Saturday, September 26, 2009

Data Ownership in the Cloud

Data ownership in the Cloud is a widely debated topic. Data security and reliability are two key concerns. "What happens to my data once it gets into the Cloud" is getting a wide variety of answers from vendors, systems integrators and evangelists of the Cloud. This is making the consumer of Cloud computing nervous, contributing to slower adoption of the Cloud. Where do we begin? Should we focus on the data acquisition, the malicious threats, location of data, privacy, transport mechanisms or all of them and more?

This is a time to revisit (and even question) the conventional wisdom used to identify and establish data ownership.

Information management leaders are leveraging artifacts from their enterprise/global data strategy to assess elements of information value chain that can benefit from the Cloud.

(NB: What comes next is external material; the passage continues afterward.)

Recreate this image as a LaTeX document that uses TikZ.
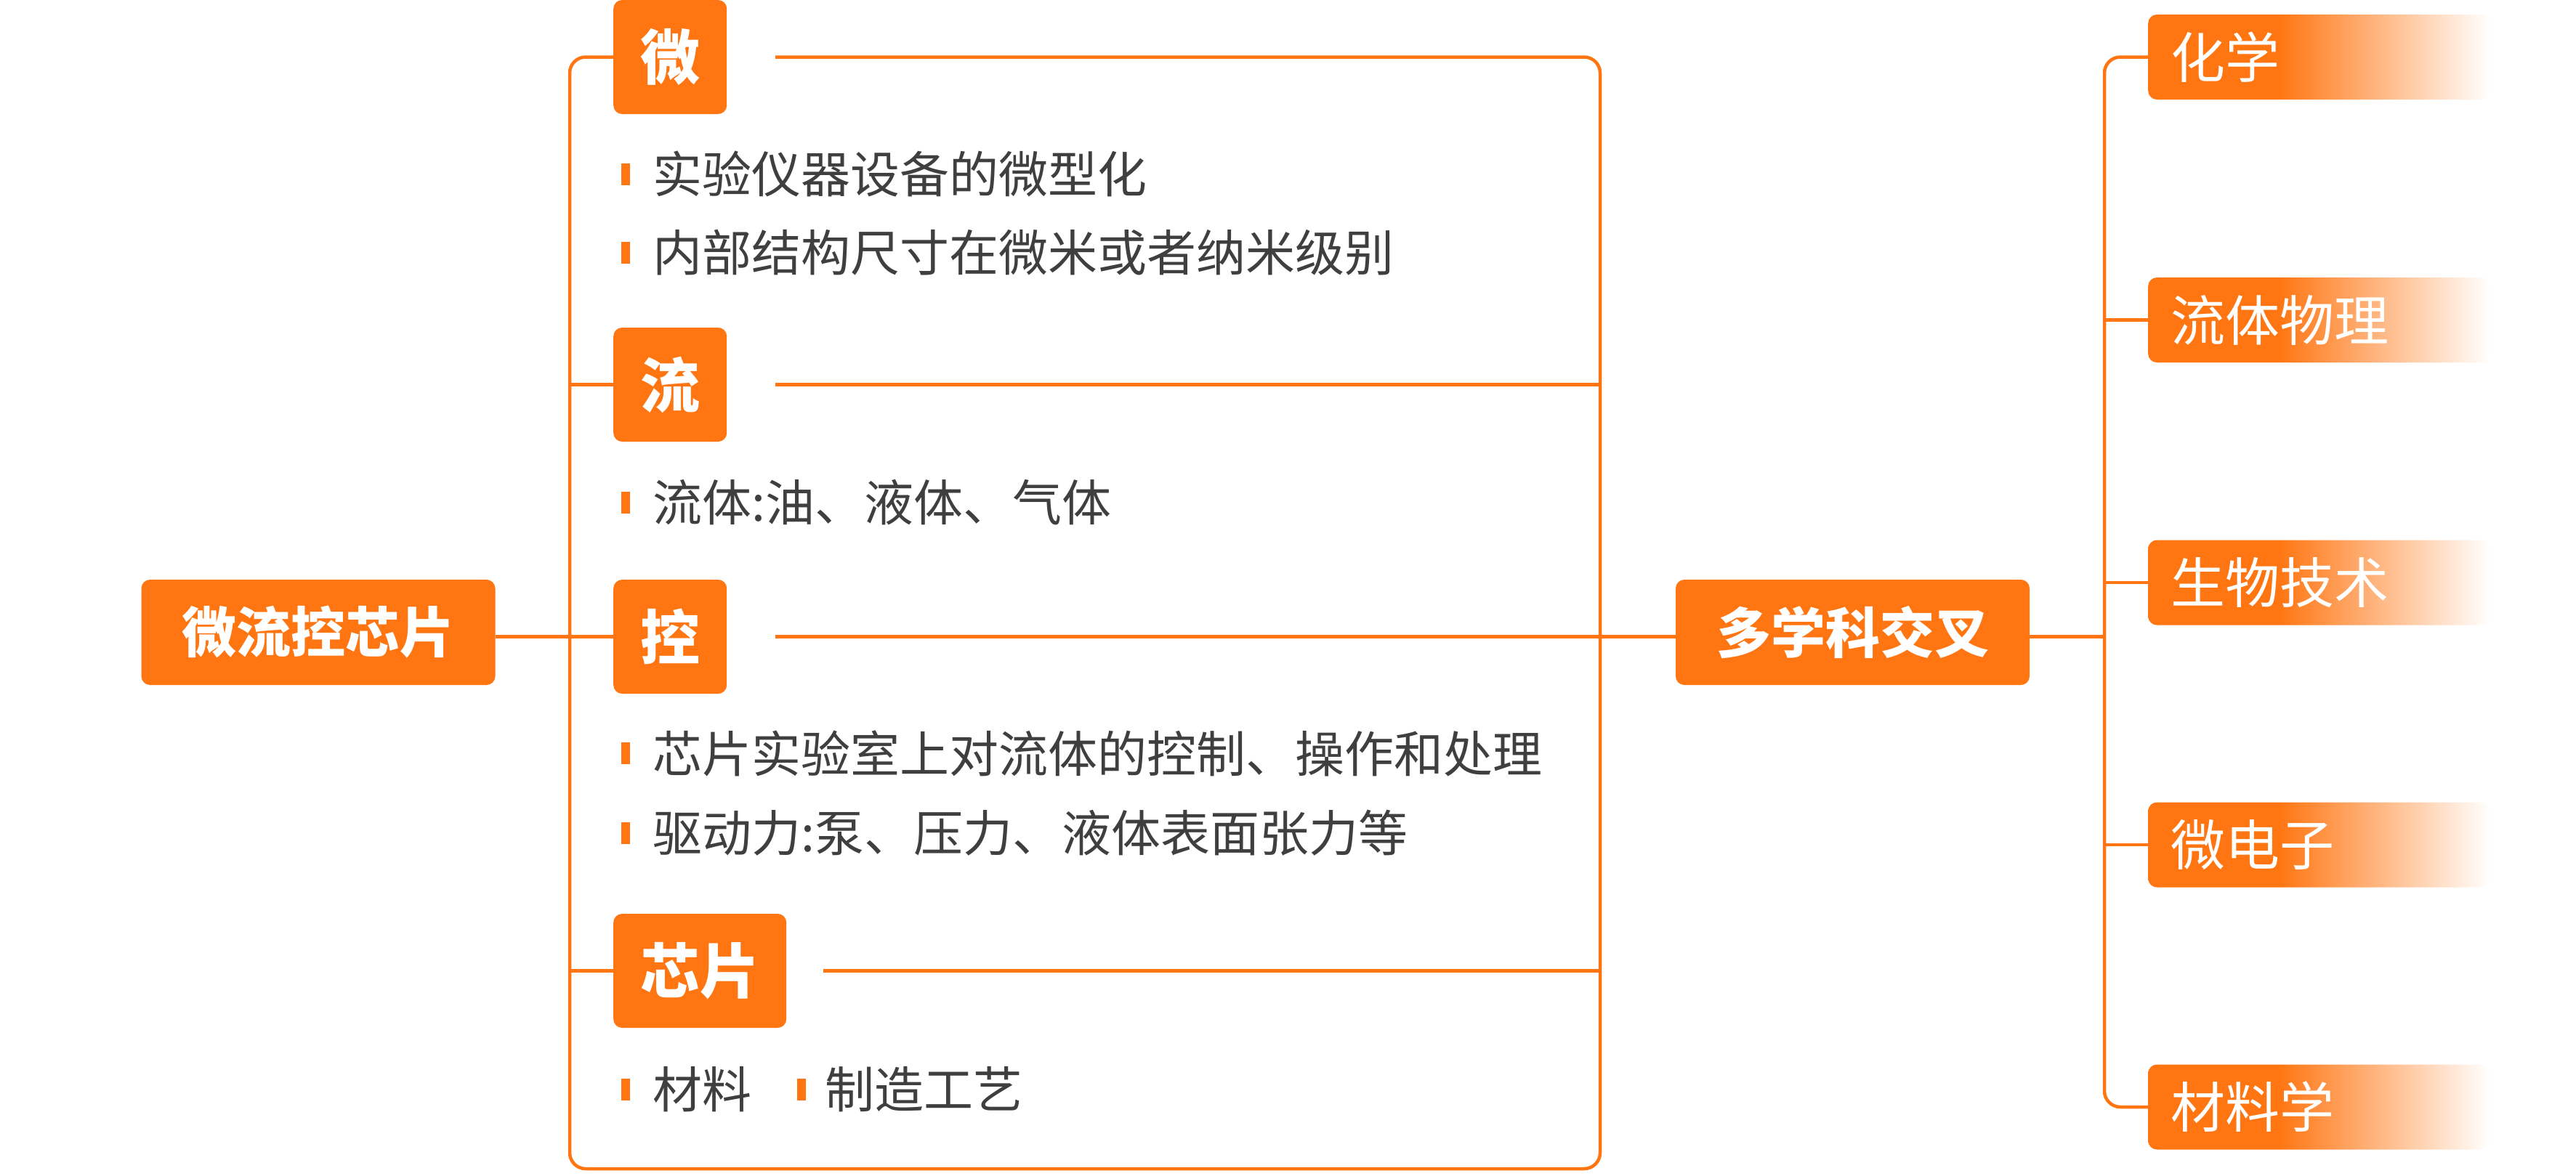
\documentclass[tikz,border=0pt]{standalone}
\usepackage{fontspec}
\newfontfamily\cjk{Noto Sans CJK SC}
\usetikzlibrary{calc}
\definecolor{orng}{HTML}{FF7511}
\definecolor{txt}{HTML}{3F3F3F}
\pgfdeclarehorizontalshading{fadebox}{100bp}{color(0bp)=(orng); color(25bp)=(orng); color(44bp)=(orng); color(75bp)=(white); color(100bp)=(white)}
\tikzset{
  ln/.style={draw=orng, line width=4.5pt},
  topic/.style={fill=orng, rounded corners=12pt, text=white, font=\cjk\bfseries\fontsize{82}{90}\selectfont, minimum height=157pt, inner xsep=37pt, inner ysep=0pt, anchor=west},
  mainbox/.style={fill=orng, rounded corners=12pt, text=white, font=\cjk\bfseries\fontsize{75}{85}\selectfont, minimum width=487pt, minimum height=145pt, inner sep=0pt},
  field/.style={shading=fadebox, rounded corners=12pt, text=white, font=\cjk\fontsize{75}{85}\selectfont, minimum height=117pt, text width=408pt, align=left, inner xsep=31pt, inner ysep=0pt, anchor=west},
  item/.style={text=txt, font=\cjk\fontsize{68}{80}\selectfont, anchor=west, inner sep=0pt},
  bar/.style={fill=orng, minimum width=12pt, minimum height=30pt, inner sep=0pt}
}
\begin{document}
\begin{tikzpicture}[x=1pt,y=-1pt]
\useasboundingbox (0,0) rectangle (3545,1618);
% frame corners
\coordinate (fl) at (784,78.5);
\coordinate (fbl) at (784,1609);
\coordinate (fbr) at (2202,1609);
\coordinate (ftr) at (2202,78.5);
% nodes
\node[mainbox] (root) at (438,870.5) {微流控芯片};
\node[topic] (wei) at (844,78.5) {微};
\node[topic] (liu) at (844,529.5) {流};
\node[topic] (kong) at (844,876.5) {控};
\node[topic] (xin) at (844,1336.5) {芯片};
\node[mainbox] (duo) at (2549.5,870.5) {多学科交叉};
\node[field] (f1) at (2956,78.5) {化学};
\node[field] (f2) at (2956,440.5) {流体物理};
\node[field] (f3) at (2956,802) {生物技术};
\node[field] (f4) at (2956,1163) {微电子};
\node[field] (f5) at (2956,1524) {材料学};
% gap coordinates
\coordinate (weiR) at (1067,78.5);
\coordinate (liuL) at (784,529.5);
\coordinate (liuR) at (1067,529.5);
\coordinate (liuE) at (2202,529.5);
\coordinate (kongR) at (1067,876.5);
\coordinate (xinL) at (784,1336.5);
\coordinate (xinR) at (1133,1336.5);
\coordinate (xinE) at (2202,1336.5);
\coordinate (vt) at (2896,78.5);
\coordinate (vb) at (2896,1524);
% frame
\draw[ln, rounded corners=22pt] (wei.west) -- (fl) -- (fbl) -- (fbr) -- (ftr) -- (weiR);
\draw[ln] (liuL) -- (liu.west);
\draw[ln] (liuR) -- (liuE);
\draw[ln] (xinL) -- (xin.west);
\draw[ln] (xinR) -- (xinE);
\draw[ln] (root.east |- kong.west) -- (kong.west);
\draw[ln] (kongR) -- (duo.west |- kong.west);
\draw[ln] (duo.east |- kong.west) -- (vt |- kong.west);
% right tree
\draw[ln, rounded corners=22pt] (f1.west) -- (vt) -- (vb) -- (f5.west);
\draw[ln] (vt |- f2.west) -- (f2.west);
\draw[ln] (vt |- f3.west) -- (f3.west);
\draw[ln] (vt |- f4.west) -- (f4.west);
% bullets
\node[bar] (b1) at (861,240) {};
\node[item] (t1) at (898,240) {实验仪器设备的微型化};
\node[bar] (b2) at (861,348) {};
\node[item] (t2) at (898,348) {内部结构尺寸在微米或者纳米级别};
\node[bar] (b3) at (861,692) {};
\node[item] (t3) at (898,692) {流体:油、液体、气体};
\node[bar] (b4) at (861,1037) {};
\node[item] (t4) at (898,1037) {芯片实验室上对流体的控制、操作和处理};
\node[bar] (b5) at (861,1147) {};
\node[item] (t5) at (898,1147) {驱动力:泵、压力、液体表面张力等};
\node[bar] (b6) at (861,1500) {};
\node[item] (t6) at (898,1500) {材料};
\node[bar] (b7) at (1102.5,1500) {};
\node[item] (t7) at (1135,1500) {制造工艺};
\end{tikzpicture}
\end{document}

Assumption is that organizations who want to manage information as a strategic asset have both the data strategy and clear visibility into the information value chain. Defining what "data ownership" means is critical to identify stakeholders, align expectations and deliver value from data in the Cloud.

Along the information value chain, everyone "owns" either the tangible or intangible value of data depending on their role within or across elements of the value chain. These roles include data creators, data providers, data enrichers, data buyers, data consumers, data sponsors, data regulators et al. It is reasonable to assume that an individual or a group takes on one or more roles at any given point in time.

Clarity on data ownership is the first step to alleviate the worries about data in the Cloud and to unlock the potential of Cloud computing.